Are you that well studied candidate apcarlso??? lol

^ I’ll tell you come mid January… haha.

probability of getting 1 question right: 25% given the large sample of questions n = 240 p = 25% q = 75% mean = 60 var = 240*.25*.75 = 45 std = 6.70 z = (168 - 60)/6.70 = 16.11 z at 9.5 = 1.049 E-21 so… well, there’s a chance… maybe 1 in 1 googol…

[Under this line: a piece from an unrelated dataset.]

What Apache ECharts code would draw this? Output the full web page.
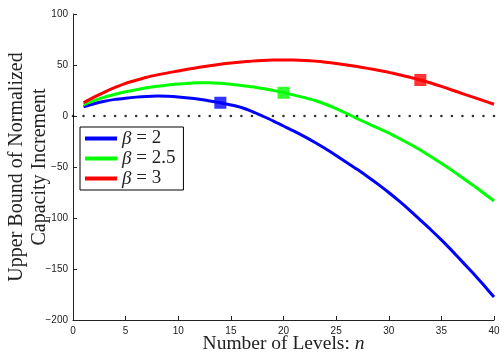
<!DOCTYPE html>
<html>
<head>
<meta charset="utf-8">
<script src="https://cdn.jsdelivr.net/npm/echarts@6/dist/echarts.min.js"></script>
<style>html,body{margin:0;padding:0;background:#fff}#c{width:502px;height:355px}</style>
</head>
<body>
<div id="c"></div>
<script>
var levels = [1,2,3,4,5,6,7,8,9,10,11,12,13,14,15,16,17,18,19,20,21,22,23,24,25,26,27,28,29,30,31,32,33,34,35,36,37,38,39,40];
var beta2 = [9,12,14.5,16.3,17.5,18.5,19.2,19.5,19.3,18.7,17.7,16.4,14.8,13,10.8,8.3,4.5,0,-4.7,-9.8,-14.8,-20.2,-26,-32.2,-38.8,-45.5,-52.3,-59.5,-67,-75,-83.5,-92.5,-102,-111.5,-121.5,-132,-143,-154,-165.5,-177.5];
var beta25 = [11,15,18.5,21.3,23.8,25.8,27.6,29.1,30.3,31.3,32,32.5,32.5,32,31.2,30,28.7,27,25.1,22.8,20.5,18,15.2,11.5,7.3,2.5,-2.5,-7.3,-12,-16.5,-22,-27.5,-33.3,-39.7,-46.4,-53.3,-60.5,-67.8,-75.5,-83.3];
var beta3 = [13,18.5,23.5,28,32,35,38,40.3,42.3,44.2,46,47.7,49.3,50.8,52,53,53.8,54.4,54.8,55,54.9,54.5,53.8,52.8,51.5,50.1,48.5,46.7,44.8,42.8,40.5,38,35.3,32.3,29,25.5,22,18.5,15,11.5];
var seriesNames = ['β = 2', 'β = 2.5', 'β = 3'];
var markerN = [14, 20, 33];
var zeroRefN = [0,1,2,3,4,5,6,7,8,9,10,11,12,13,14,15,16,17,18,19,20,21,22,23,24,25,26,27,28,29,30,31,32,33,34,35,36,37,38,39,40];
var xTicks = [0,5,10,15,20,25,30,35,40];
var yTicks = [-200,-150,-100,-50,0,50,100];
var colors = ['#0000ff', '#00ff00', '#ff0000'];
var allSeries = [beta2, beta25, beta3];

function pairs(xs, ys){ return xs.map(function(x,i){return [x, ys[i]];}); }

var series = [];
series.push({
  type: 'scatter', name: 'zero', data: zeroRefN.map(function(n){return [n, 0];}),
  symbol: 'circle', symbolSize: 2.6, itemStyle: {color: '#000'}, silent: true, z: 1
});
allSeries.forEach(function(vals, i){
  series.push({
    type: 'line', name: seriesNames[i], data: pairs(levels, vals),
    showSymbol: false, symbol: 'none', smooth: 0.2, lineStyle: {width: 3, color: colors[i]},
    itemStyle: {color: colors[i]}, z: 3, animation: false
  });
});
allSeries.forEach(function(vals, i){
  var idx = levels.indexOf(markerN[i]);
  series.push({
    type: 'scatter', name: 'm' + i, data: [[markerN[i], vals[idx]]],
    symbol: 'rect', symbolSize: 12, itemStyle: {color: colors[i]}, z: 4
  });
});

var chart = echarts.init(document.getElementById('c'), null, {renderer: 'canvas'});
var axisColor = '#222';
chart.setOption({
  animation: false,
  backgroundColor: '#fff',
  grid: {left: 73, right: 8, top: 14, bottom: 35, containLabel: false, outerBoundsMode: 'none'},
  legend: {
    data: seriesNames.map(function(n, i){ return {name: n, icon: 'rect', itemStyle: {color: colors[i]}}; }),
    orient: 'vertical', left: 80, top: 127,
    itemWidth: 32, itemHeight: 4, itemGap: 1,
    backgroundColor: '#fff', borderColor: '#000', borderWidth: 1, borderRadius: 0,
    padding: [2, 8, 2, 5],
    selectedMode: false,
    formatter: function(name){
      var rest = name.substring(1);
      return '{b|β}{t|' + rest + '}';
    },
    textStyle: {
      rich: {
        b: {fontFamily: 'Liberation Serif', fontSize: 19, fontStyle: 'italic', color: '#222', lineHeight: 19},
        t: {fontFamily: 'Liberation Serif', fontSize: 19, color: '#222', lineHeight: 19}
      }
    }
  },
  xAxis: {
    type: 'value', min: 0, max: 40, interval: 5,
    name: '{a|Number of Levels: }{i|n}', nameLocation: 'middle', nameGap: 14, nameMoveOverlap: false,
    nameTextStyle: {rich: {
      a: {fontFamily: 'Liberation Serif', fontSize: 19.5, color: '#222'},
      i: {fontFamily: 'Liberation Serif', fontSize: 19.5, fontStyle: 'italic', color: '#222'}
    }},
    axisLine: {show: true, onZero: false, lineStyle: {color: axisColor, width: 1}},
    axisTick: {show: true, inside: true, length: 4, lineStyle: {color: axisColor}},
    axisLabel: {fontFamily: 'Liberation Sans', fontSize: 10, color: '#222', margin: 6,
      formatter: function(v){ return xTicks.indexOf(v) >= 0 ? String(v) : ''; }},
    splitLine: {show: false}
  },
  yAxis: {
    type: 'value', min: -200, max: 100, interval: 50,
    name: 'Upper Bound of Normalized\nCapacity Increment', nameLocation: 'middle', nameGap: 21.5, nameMoveOverlap: false,
    nameTextStyle: {fontFamily: 'Liberation Serif', fontSize: 20, color: '#222', lineHeight: 23},
    axisLine: {show: true, onZero: false, lineStyle: {color: axisColor, width: 1}},
    axisTick: {show: true, inside: true, length: 4, lineStyle: {color: axisColor}},
    axisLabel: {fontFamily: 'Liberation Sans', fontSize: 10, color: '#222', margin: 5,
      formatter: function(v){ return yTicks.indexOf(v) >= 0 ? String(v).replace('-', '\u2212') : ''; }},
    splitLine: {show: false}
  },
  series: series
});
</script>
</body>
</html>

Following up on acwu’s point, one can use successive applications of the binomial probability formula to assess the likelihood of achieving 84 or more answers correct on a 120 question session (70%), with a 25% chance of answering each question correctly. I believe the likelihood is about 5 passes for every septillion or so attempts. At those odds, I believe that if everyone in the United States had completed a 120-question exam every second since the inception of the universe, chances are there would have been one or two lucky passes by now, so it’s not impossible. Of course, the chance that the same individual put together back to back lucky passes, and hence would have passed a 240 question exam, is lower. But on the bright side, the odds improve dramatically as the chance of answering each question correctly rises above 25%.

Great stuff!

Remember. Stats only tell you the chance, it doesn’t tell you when the success is. It is always possible that YOU do it! So everyone, just do the best you can!